Dual Encoding

The dual encoding (originally called dual graph encoding) was inspired by work in relational databases. In the dual encoding (DE) [Dechter PearlDechter Pearl1989] the variables are swapped with constraints and vice versa. Each constraint $c$ of the original non-binary CSP is represented by a variable which we call a dual variable and denote by $v_c$. We refer to the variables of the original non-binary CSP as original variables. The domain of each dual variable $v_c$ consists of the set of allowed tuples in the original constraint $c$. Binary constraints between two dual variables $v_c$ and $v_{c'}$ exist iff $vars(c)\cap
vars(c')\neq \emptyset$. That is, iff the constraints $c$ and $c'$ share one or more original variables. If $common\_vars$ is the set of original variables common to $c$ and $c'$ then a tuple $\tau
\in D(v_c)$ is supported in the constraint between $v_c$ and $v_{c'}$ iff there exists a tuple $\tau'\in D(v_{c'})$ such that $\tau[common\_vars]=\tau'[common\_vars]$.

Figure 1: Dual encoding of a non-binary CSP.
=2.5in \epsffile{dual.eps}
Consider the following example with six variables with 0-1 domains, and four constraints: $c_1:\ x_1+x_2+x_6 = 1$, $c_2:\
x_1-x_3+x_4 = 1$, $c_3:\ x_4+x_5-x_6 \geq 1$, and $c_4:\
x_2+x_5-x_6 = 0$. The DE represents this problem with 4 dual variables, one for each constraint. The domains of these dual variables are the tuples that satisfy the respective constraint. For example, the dual variable $v_{c_3}$ associated with the third constraint has the domain $\{ (0,1,0), (1,0,0), (1,1,0),
(1,1,1)\}$ as these are the tuples of values for $(x_4,x_5,x_6)$ which satisfy $x_4+x_5-x_6 \geq 1$. As a second example, the dual variable $v_{c_4}$ associated with the last constraint has the domain $\{ (0,0,0), (0,1,1), (1,0,1) \}$. Between $v_{c_3}$ and $v_{c_4}$ there is a compatibility constraint to ensure that the two original variables in common, $x_5$ and $x_6$, have the same values. This constraint allows only those pairs of tuples which agree on the second and third elements (i.e. $(1,0,0)$ for $v_{c_3}$ and $(0,0,0)$ for $v_{c_4}$, or $(1,1,1)$ for $v_{c_3}$ and $(0,1,1)$ for $v_{c_4}$). The DE of the problem is shown in Figure 1.
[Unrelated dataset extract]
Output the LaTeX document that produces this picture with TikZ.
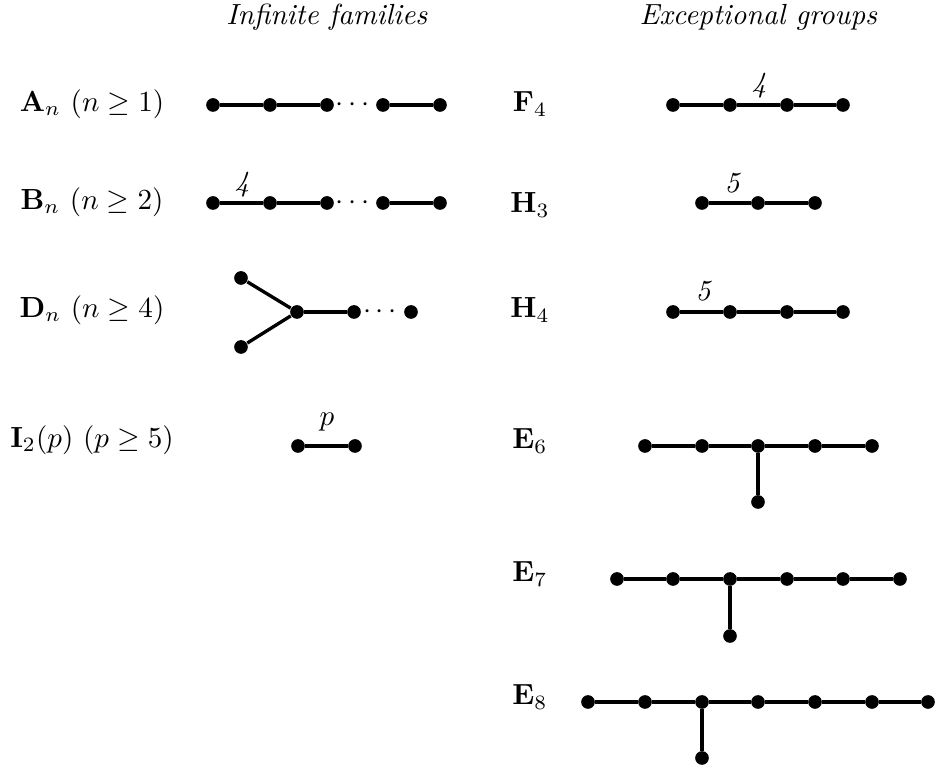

In the rest of this paper, we will sometimes denote by $c_{v_i}$ the non-binary constraint that is encoded by dual variable $v_i$. For an original variable $x_j\in vars(c_{v_i})$, $pos(x_j,c_{v_i})$ will denote the position of $x_j$ in $c_{v_i}$. For instance, given a constraint $c_{v_i}$ on variables $x_1,x_2,x_3$, $pos(x_2,c_{v_i})=2$.